Search code examples
linuxdlopensigfpe

On linux, what can cause dlopen to emit SIGFPE?


I have a library of dubious origins which is identified by file as a 32 bit executable. However, when I try to dlopen it on a 32 bit CentOS 4.4 machine, dlopen terminates with SIGFPE. Surely if there was something wrong with the format of the binary then dlopen should be handling an error?

So the question is: What kinds of problems can cause dlopen to emit SIGFPE?


Solution

  • Some possible reasons are:

    1. Division by zero (rule this out with gdb)
    2. Architecture mismatch (did you compile the DSO yourself on the same architecture? or is it prebuilt?)
    3. ABI compatibility problems (loading a DSO built for one Linux distro on a different one).

    Here is an interesting discussion regarding hash generation in the ELF format in GNU systems where an ABI mismatch can cause SIGFPE on systems when you mix and match DSOs not built on that distro/system.

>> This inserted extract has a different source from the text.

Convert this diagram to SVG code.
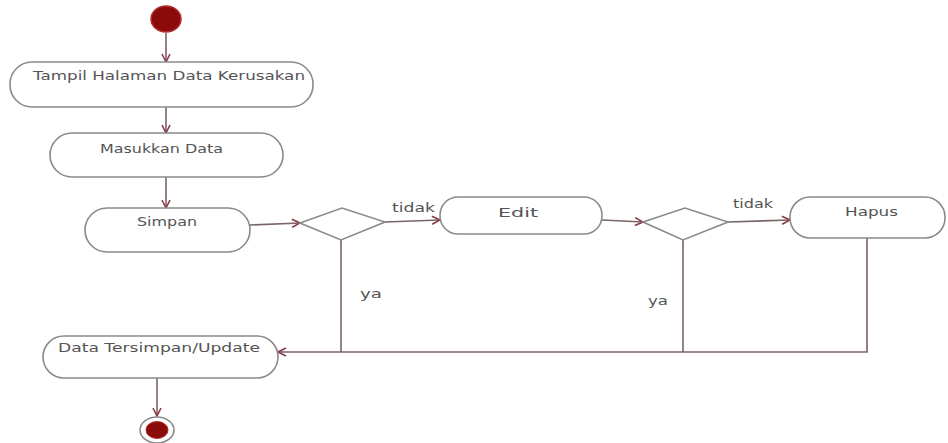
<svg xmlns="http://www.w3.org/2000/svg" width="948" height="443" viewBox="0 0 948 443">
<style>
.node{fill:#ffffff;stroke:#8a8a8a;stroke-width:1.6}
.dec{fill:#ffffff;stroke:#8a8a8a;stroke-width:1.6}
.lbl{font-family:"DejaVu Sans","Liberation Sans",sans-serif;font-size:12px;fill:#555555}
.edge{fill:none;stroke:#7a6464;stroke-width:1.6}
</style>
<defs>
<marker id="arr" viewBox="0 0 10 10" refX="9" refY="5" markerWidth="10" markerHeight="10" markerUnits="userSpaceOnUse" orient="auto">
<path d="M1,1 L9,5 L1,9" fill="none" stroke="#8a3a4a" stroke-width="1.6"/>
</marker>
</defs>
<rect width="948" height="443" fill="#ffffff"/>
<g id="connectors">
<path class="edge" d="M166,33 L166,62" marker-end="url(#arr)"/>
<path class="edge" d="M166,107 L166,133" marker-end="url(#arr)"/>
<path class="edge" d="M166,177 L166,208" marker-end="url(#arr)"/>
<path class="edge" d="M250,225 L300,223" marker-end="url(#arr)"/>
<path class="edge" d="M385,222 L440,220" marker-end="url(#arr)"/>
<path class="edge" d="M602,220 L643,222" marker-end="url(#arr)"/>
<path class="edge" d="M728,222 L790,220" marker-end="url(#arr)"/>
<path class="edge" d="M341,240 L341,352"/>
<path class="edge" d="M683,240 L683,352"/>
<path class="edge" d="M867,238 L867,352 L278,352" marker-end="url(#arr)"/>
<path class="edge" d="M157,378 L157,416" marker-end="url(#arr)"/>
<text class="lbl" x="392" y="212" textLength="43" lengthAdjust="spacingAndGlyphs">tidak</text>
<text class="lbl" x="733" y="208" textLength="40" lengthAdjust="spacingAndGlyphs">tidak</text>
<text class="lbl" x="360" y="298" textLength="22" lengthAdjust="spacingAndGlyphs">ya</text>
<text class="lbl" x="648" y="305" textLength="20" lengthAdjust="spacingAndGlyphs">ya</text>
</g>
<g id="start">
<ellipse cx="166" cy="19" rx="15" ry="13" fill="#8b0a0a" stroke="#b03030" stroke-width="1.5"/>
</g>
<g id="tampil">
<rect class="node" x="10" y="62" width="303" height="45" rx="22" ry="22"/>
<text class="lbl" x="33" y="80" textLength="272" lengthAdjust="spacingAndGlyphs">Tampil Halaman Data Kerusakan</text>
</g>
<g id="masukkan">
<rect class="node" x="50" y="133" width="233" height="44" rx="22" ry="22"/>
<text class="lbl" x="100" y="153" textLength="123" lengthAdjust="spacingAndGlyphs">Masukkan Data</text>
</g>
<g id="simpan">
<rect class="node" x="85" y="208" width="165" height="44" rx="22" ry="22"/>
<text class="lbl" x="137" y="226" textLength="60" lengthAdjust="spacingAndGlyphs">Simpan</text>
</g>
<g id="decision1">
<polygon class="dec" points="300,223 342,208 385,222 341,240"/>
</g>
<g id="edit">
<rect class="node" x="440" y="197" width="162" height="37" rx="18" ry="18"/>
<text class="lbl" x="498" y="217" textLength="40" lengthAdjust="spacingAndGlyphs">Edit</text>
</g>
<g id="decision2">
<polygon class="dec" points="643,222 685,208 728,222 683,240"/>
</g>
<g id="hapus">
<rect class="node" x="790" y="197" width="155" height="41" rx="20" ry="20"/>
<text class="lbl" x="845" y="216" textLength="53" lengthAdjust="spacingAndGlyphs">Hapus</text>
</g>
<g id="tersimpan">
<rect class="node" x="43" y="336" width="235" height="42" rx="21" ry="21"/>
<text class="lbl" x="58" y="352" textLength="202" lengthAdjust="spacingAndGlyphs">Data Tersimpan/Update</text>
</g>
<g id="end">
<ellipse cx="157" cy="430" rx="17" ry="13" fill="#ffffff" stroke="#8a8a8a" stroke-width="1.6"/>
<ellipse cx="157" cy="430" rx="11" ry="8.5" fill="#8b0a0a" stroke="#b03030" stroke-width="1"/>
</g>
</svg>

    Run GDB against your executable with:

    ]$ gdb ./my_executable
    (gdb) run
    

    When the program crashes, get a backtrace with

    (gdb) bt
    

    If the stack ends in do_lookup_x () then you likely have the same problem and should ensure your DSO is correct for the system you are trying to load it on ... However you do say it has dubious origins so the problem is probably an ABI problem similar to the one described.

    Get a non-dubious library / executable! ;)

    Good Luck